If you're a Canadian looking for a fresh new domain name for your blog, I've got a couple suggestions. Getyourparka.ca is available, and so is frigginwaytoocold.ca.
I have yet to hear a straightforward answer to a very simple question: If global temperatures are experiencing the biggest sustained drop in decades, while man-made CO2 levels continue to rise exponentially, how can global warming be factual?
Back in 2006 it was an indisputable truth that the earth was heating up to unsustainable levels as a direct result of human produced CO2.
But things have changed, not the least of which is the subtle abandonment of that phrase for a newer, more inclusive one: 'Climate change.'
I picked up a great deal at the University of Waterloo, where I got my undergrad degree in Environment & Resource Studies, not the least of which was the importance of politically expedient terminology to secure consensus on environmental issues.
I was around to witness the political birth of some of the most influential terminology in the modern climate debate; like 'sustainability', an infinitely complex term that can be applied to almost every facet of life on Earth.
From a political perspective, terms like 'climate change' and 'sustainable' are godsends: they are non-specific enough to invoke just the right amount of trepidation in the minds of the public public, neatly sidestep the need to address certain facts, and help bureaucrats portray themselves as enlightened problem solvers.
We've heard a lot about rising sea levels. There was considerable ice melt in Greenland during the Medieval warm period (this is when the Vikings colonized it), yet sea level did not rise higher than the sea level found today. How do we know? The Tower of London was built at sea level in 1150 AD, the sea is the same level today as depicted in paintings from the time it was built.
Global temperatures declined from 1945 through 1979, yet his was a period of rapid industrial expansion and increasing CO2 production throughout the world.
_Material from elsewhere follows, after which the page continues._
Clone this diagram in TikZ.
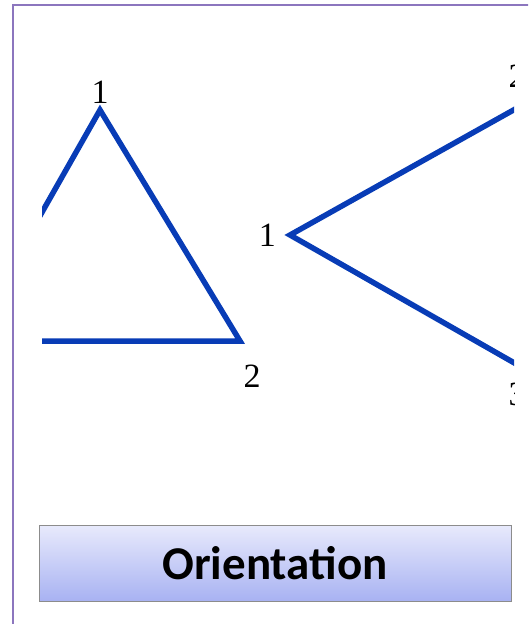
\documentclass[tikz,border=0pt]{standalone}
\usepackage{fontspec}
\setmainfont{Liberation Serif}
\newfontfamily\boxfont{Carlito}
\usetikzlibrary{positioning}
\definecolor{framecol}{RGB}{140,118,190}
\definecolor{edgecol}{RGB}{8,60,182}
\definecolor{boxtop}{RGB}{232,234,252}
\definecolor{boxbot}{RGB}{168,178,242}

\begin{document}
\begin{tikzpicture}[
  x=1pt, y=-1pt,
  edge/.style={draw=edgecol, line width=5.5pt, line join=miter},
  num/.style={font=\fontsize{34}{34}\selectfont, inner sep=0pt},
  title/.style={
    rectangle, draw=black!45, line width=1pt,
    top color=boxtop, bottom color=boxbot,
    minimum width=472pt, minimum height=76pt,
    font=\boxfont\bfseries\fontsize{47}{52}\selectfont
  }
]
\useasboundingbox (0,0) rectangle (528,624);
\clip (0,0) rectangle (528,624);

% frame, cut at right and bottom
\draw[framecol, line width=2.5pt] (13,5) rectangle (560,660);

\begin{scope}
  \clip (42,0) rectangle (514,470);
  % left triangle
  \coordinate (ta) at (100,110);
  \coordinate (tb) at (240,341);
  \coordinate (tc) at (-31,341);
  \draw[edge] (tc) -- (ta) -- (tb) -- cycle;
  \node[num, above=6pt of ta] (la) {1};
  \node[num] (lb) at (252,376) {2};
  % right triangle
  \coordinate (ra) at (290,235);
  \coordinate (rb) at (560,84);
  \coordinate (rc) at (560,389);
  \draw[edge] (rb) -- (ra) -- (rc);
  \node[num, left=14pt of ra] (lra) {1};
  \node[num] (lrb) at (517,76) {2};
  \node[num] (lrc) at (517,394) {3};
\end{scope}

\node[title] (orient) at (275,563) {Orientation};
\end{tikzpicture}
\end{document}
The increase in CO2 as a percentage of the atmosphere since 1750 is only 1/10,000th, or (100ppm). Of the 186 billion tons of CO2 that enters into the atmosphere yearly only 3.2% is from human activity, the rest is from the oceans, volcanoes, and decaying plant matter. Canada's contribution is around .03% of that 3.2%!
But widely known facts like those, according to politicians and the Hollywood enviro-elite, are simplistic. Non contextual.
In reality, you can't feel those facts in the pit of your stomach like you can when an influential Nobel Prize winner tells you something terrifying.
Like, for example, that in four short years from now (2013) according to Al Gore, the North Pole will disappear.
The facts - that polar bear populations are growing, along with Arctic ice levels, don't stand a chance against reprehensible political fearmongering that taps into the most primitive and ancient of human fears - fear of the future.
Not that I'm immune from such worries.
I checked, and afraid-of-freezing-to-death-on-my-driveway.com is still available.